The most expensive solutions include building a wider, stronger tunnel; another is to use electricity to pump water over the mountains toward L.A. But the Department of Water and Power hasn't had the resources to extensively study various retrofit options until now, said Craig Davis, the utility's water system and earthquake engineering expert.

The department has already begun sketching out an interim solution _ placing a 3-foot-wide strong plastic pipe through the tunnel. Even if the tunnel collapses, it's hoped the plastic pipe might keep enough of the passageway intact to keep some water flowing through, Davis said.

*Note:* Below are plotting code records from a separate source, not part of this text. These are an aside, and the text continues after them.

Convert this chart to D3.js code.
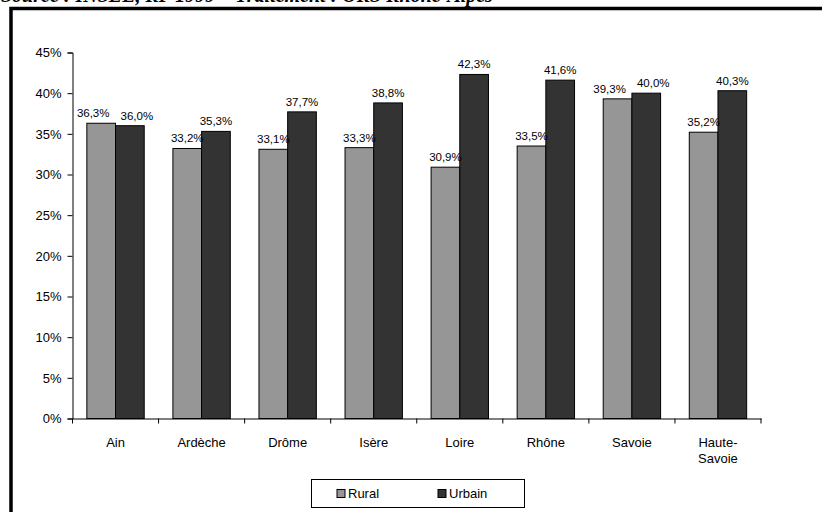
<!DOCTYPE html>
<meta charset="utf-8">
<script src="https://d3js.org/d3.v7.min.js"></script>
<body>
<div id="chart"></div>
<style>
 body { margin: 0; background: #fff; }
 text { font-family: Arial, "Liberation Sans", sans-serif; }
</style>
<script>

// data
var departements = ["Ain", "Ardèche", "Drôme", "Isère", "Loire", "Rhône", "Savoie", "Haute-Savoie"];
var rural  = [36.3, 33.2, 33.1, 33.3, 30.9, 33.5, 39.3, 35.2];
var urbain = [36.0, 35.3, 37.7, 38.8, 42.3, 41.6, 40.0, 40.3];
var yTicks = [0, 5, 10, 15, 20, 25, 30, 35, 40, 45];
var series = ["Rural", "Urbain"];
var colors = ["#969696", "#333333"];

var W = 822, H = 512;
var svg = d3.select("#chart").append("svg")
    .attr("width", W).attr("height", H);

// source line, clipped at the top like the original
svg.append("text")
    .attr("x", 1).attr("y", 2)
    .text("Source : INSEE, RP 1999 – Traitement : ORS Rhône-Alpes")
    .style("font-family", "'Liberation Serif', 'Times New Roman', serif")
    .style("font-style", "italic").style("font-weight", "bold")
    .style("font-size", "20px");

// frame (left + top edges only)
svg.append("path")
    .attr("d", "M11,512 V8.5 H822")
    .attr("fill", "none").attr("stroke", "#000").attr("stroke-width", 3.5);

var x = d3.scaleBand().domain(departements).range([72.5, 761]);
var x1 = d3.scaleBand().domain(series).range([0, x.bandwidth()]).paddingOuter(0.5);
var y = d3.scaleLinear().domain([0, 45]).range([418.5, 52.5]);

// y axis
var yAxis = svg.append("g")
    .attr("transform", "translate(72.5,0)")
    .call(d3.axisLeft(y).tickValues(yTicks).tickSize(5).tickPadding(6)
        .tickFormat(function(d) { return d + "%"; }));
yAxis.selectAll("text").style("font-size", "13px").attr("fill", "#000");
yAxis.selectAll("line, path").attr("stroke", "#000");

// bars
var data = departements.map(function(d, i) { return {dep: d, vals: [rural[i], urbain[i]]}; });
var groups = svg.append("g").selectAll("g").data(data).enter().append("g")
    .attr("transform", function(d) { return "translate(" + x(d.dep) + ",0)"; });

groups.selectAll("rect").data(function(d) { return d.vals; }).enter().append("rect")
    .attr("x", function(v, j) { return x1(series[j]); })
    .attr("y", function(v) { return y(v); })
    .attr("width", x1.bandwidth())
    .attr("height", function(v) { return y(0) - y(v); })
    .attr("fill", function(v, j) { return colors[j]; })
    .attr("stroke", "#000").attr("stroke-width", 1);

// value labels; push the pair apart when they sit at nearly the same height
groups.each(function(d) {
    var g = d3.select(this);
    var close = Math.abs(y(d.vals[0]) - y(d.vals[1])) < 13;
    d.vals.forEach(function(v, j) {
        var cx = x1(series[j]) + x1.bandwidth() / 2;
        if (close) cx += j ? 7 : -8;
        g.append("text")
            .attr("x", cx)
            .attr("y", y(v) - 6)
            .attr("text-anchor", "middle")
            .style("font-size", "11.5px")
            .text(v.toFixed(1).replace(".", ",") + "%");
    });
});

// x axis
var xAxis = svg.append("g")
    .attr("transform", "translate(0,418.5)")
    .call(d3.axisBottom(x).tickSize(0).tickFormat(""));
xAxis.select("path").attr("stroke", "#000");
// tick marks between categories
var bounds = departements.map(function(d) { return x(d); }).concat([x.range()[1]]);
svg.append("g").selectAll("line").data(bounds).enter().append("line")
    .attr("x1", function(d) { return d; }).attr("x2", function(d) { return d; })
    .attr("y1", 418.5).attr("y2", 423.5)
    .attr("stroke", "#000");

// category labels
var labels = svg.append("g").selectAll("text").data(departements).enter().append("text")
    .attr("x", function(d) { return x(d) + x.bandwidth() / 2; })
    .attr("y", 447)
    .attr("text-anchor", "middle")
    .style("font-size", "13px");
labels.each(function(d) {
    var parts = d === "Haute-Savoie" ? ["Haute-", "Savoie"] : [d];
    var t = d3.select(this);
    parts.forEach(function(p, k) {
        t.append("tspan").attr("x", t.attr("x")).attr("dy", k ? 16 : 0).text(p);
    });
});

// legend
var lg = svg.append("g");
lg.append("rect").attr("x", 311.5).attr("y", 479.5).attr("width", 213).attr("height", 28)
    .attr("fill", "#fff").attr("stroke", "#000");
series.forEach(function(s, i) {
    var lx = [337, 438][i];
    lg.append("rect").attr("x", lx).attr("y", 489.5).attr("width", 8).attr("height", 8)
        .attr("fill", colors[i]).attr("stroke", "#000");
    lg.append("text").attr("x", lx + 11).attr("y", 498).style("font-size", "13px").text(s);
});

</script>
</body>
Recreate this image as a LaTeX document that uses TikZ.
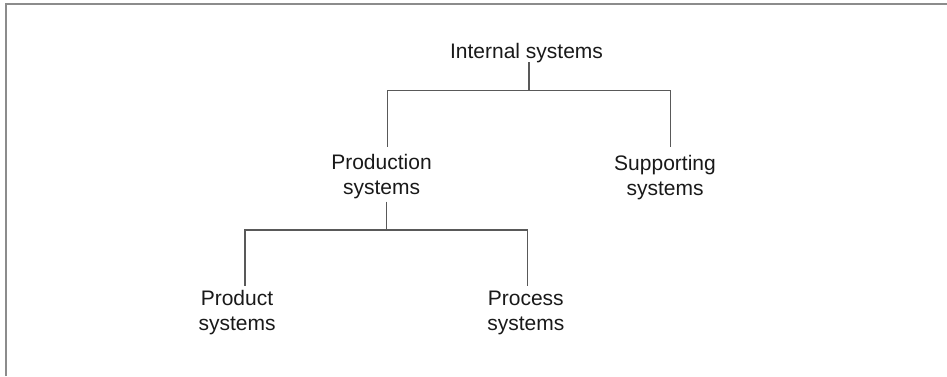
\documentclass[tikz,border=0pt]{standalone}
\usepackage{fontspec}
\setmainfont{Liberation Sans}
\begin{document}
\begin{tikzpicture}[x=1pt,y=-1pt,
  label text/.style={font=\fontsize{21}{25}\selectfont, text=black!90,
    align=center, inner sep=0pt, outer sep=0pt},
  branch/.style={draw=black!65, line width=1.3pt},
  frame line/.style={draw=black!45, line width=2pt}]
  % canvas and frame
  \useasboundingbox (0,0) rectangle (947,376);
  \draw[frame line] (6,376) -- (6,4) -- (947,4);

  % hierarchy labels
  \node[label text, anchor=base]  (int)  at (526.5,58)  {Internal systems};
  \node[label text, anchor=north] (prod) at (381.5,154) {Production\\systems};
  \node[label text, anchor=north] (supp) at (665,155)   {Supporting\\systems};
  \node[label text, anchor=north] (prdt) at (237,290.7) {Product\\systems};
  \node[label text, anchor=north] (proc) at (525.8,290.7) {Process\\systems};

  % junction points of the two branchings
  \coordinate (j1) at (529,90.5);
  \coordinate (j2) at (386.3,230);

  % first level
  \draw[branch] ([xshift=2.5pt]int.south) -- (j1);
  \draw[branch] (j1) -| ([xshift=6pt,yshift=7pt]prod.north);
  \draw[branch] (j1) -| ([xshift=5.7pt,yshift=8pt]supp.north);

  % second level
  \draw[branch] ([xshift=4.8pt,yshift=-3pt]prod.south) -- (j2);
  \draw[branch] (j2) -| ([xshift=8pt,yshift=4.7pt]prdt.north);
  \draw[branch] (j2) -| ([xshift=2pt,yshift=4.7pt]proc.north);
\end{tikzpicture}
\end{document}
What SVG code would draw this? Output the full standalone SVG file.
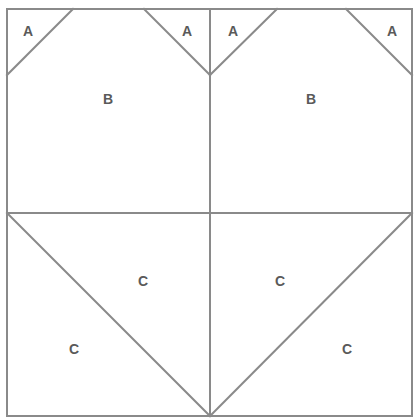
<svg xmlns="http://www.w3.org/2000/svg" width="414" height="418" viewBox="0 0 414 418">
<style>
.l{stroke:#8a8a8a;stroke-width:2;fill:none;stroke-linecap:square}
.t{font-family:"Liberation Sans",Arial,sans-serif;font-size:14px;font-weight:bold;fill:#5a5a5a;text-anchor:middle;dominant-baseline:central}
</style>
<rect width="414" height="418" fill="#fff"/>
<g id="connectors">
<rect class="l" x="7" y="9" width="405" height="407"/>
<line class="l" x1="210" y1="9" x2="210" y2="416"/>
<line class="l" x1="7" y1="213" x2="412" y2="213"/>
<line class="l" x1="7" y1="75" x2="73" y2="9"/>
<line class="l" x1="144" y1="9" x2="210" y2="75"/>
<line class="l" x1="210" y1="75" x2="277" y2="9"/>
<line class="l" x1="346" y1="9" x2="412" y2="75"/>
<line class="l" x1="7" y1="213" x2="210" y2="416"/>
<line class="l" x1="412" y1="213" x2="210" y2="416"/>
</g>
<g id="a1"><text class="t" x="28" y="31">A</text></g>
<g id="a2"><text class="t" x="187" y="31">A</text></g>
<g id="a3"><text class="t" x="233" y="31">A</text></g>
<g id="a4"><text class="t" x="392" y="31">A</text></g>
<g id="b1"><text class="t" x="108" y="99">B</text></g>
<g id="b2"><text class="t" x="311" y="99">B</text></g>
<g id="c1"><text class="t" x="143" y="281">C</text></g>
<g id="c2"><text class="t" x="74" y="349">C</text></g>
<g id="c3"><text class="t" x="280" y="281">C</text></g>
<g id="c4"><text class="t" x="347" y="349">C</text></g>
</svg>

Davis warns that the Edmund G. Brown California Aqueduct could be pulled apart by the San Andreas fault in the Palmdale area, allowing large volumes of water to escape.

The 1940s-era Colorado River Aqueduct has a different problem. A section of the aqueduct in the mountain pass west of Palm Springs could be lifted 13 feet in a San Andreas quake, stopping the water flow. There's no backup pumps there to keep the water moving toward Los Angeles, Davis said.

Representatives of the California and Colorado River aqueducts said they have been studying the seismic vulnerabilities of their systems.

"There should be a serious dialogue among the agencies that are responsible for the three sources of water to Southern California," said Thomas O'Rourke, a Cornell University engineering professor and longtime seismic consultant for the water department. "Sometimes it's very difficult to go beyond those institutional barriers ... Somebody just has to take it up."

Although authorities have been studying the seismic risks for many years, it was only in about 2008 that water officials began to understand that all three aqueducts could be choked off in the same magnitude-7.8 San Andreas earthquake, based on the research Jones and a large research team published that year.

O'Rourke said the consequences of failure would far exceed the bill to prevent calamity.

"The price tag for protecting the incoming water supply might not be as high as people think," he said, pointing to the projects already completed in the Bay Area.